16/5/13

Te gusta la soledad de los canales temáticos en los que puedes comer insectos con una mujer de pelo corto en un restaurante nocturno de Tailandia, sentarte a su lado sin que te pregunte nada y masticar saltamontes caramelizados mientras las camareras con delantales verdes revolotean por el local bajo la luz de unos fluorescentes que te hacen sentir en otro mundo. Lo estás. Y ellas sonríen para ti porque saben que has saltado por encima de tu asco para meterte eso en la boca, pero que hacerlo no te hará sentir mejor: tu tristeza seguirá intacta aunque comieses madera o te liases a bocados con los cuadros de embarcaciones antiguas que cuelgan de las paredes.

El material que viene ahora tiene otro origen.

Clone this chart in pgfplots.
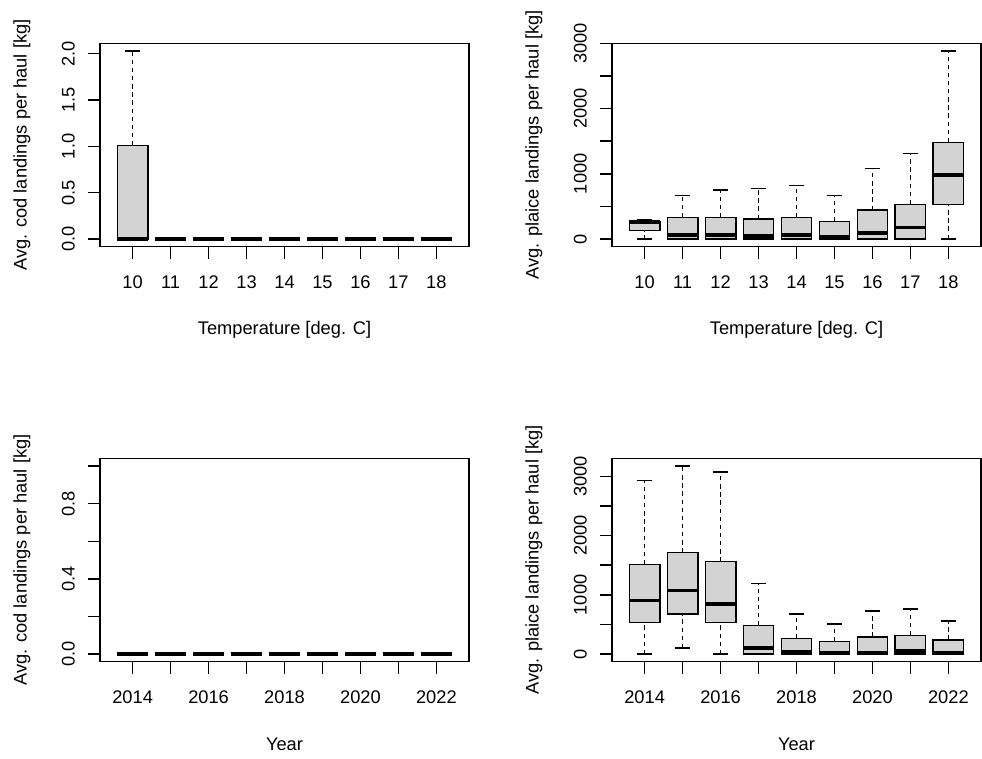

Y ese planeta artificial se expande en tu cabeza y te lleva a seguir a la mujer que, después de acabar con los insectos, se levanta y camina sin prisa entre unos puestos que exhiben finas tajadas de carne de caimán, iluminadas por la intimidad de unas lámparas de gas que se balancean bajo la lluvia. Esa soledad te resulta familiar. Quizá concuerda con otra de tu infancia que hasta ese momento no entendías y que ahora, paseando por esa tierra extraña, te tiende la mano para que se la des y compruebes que ya no está fría.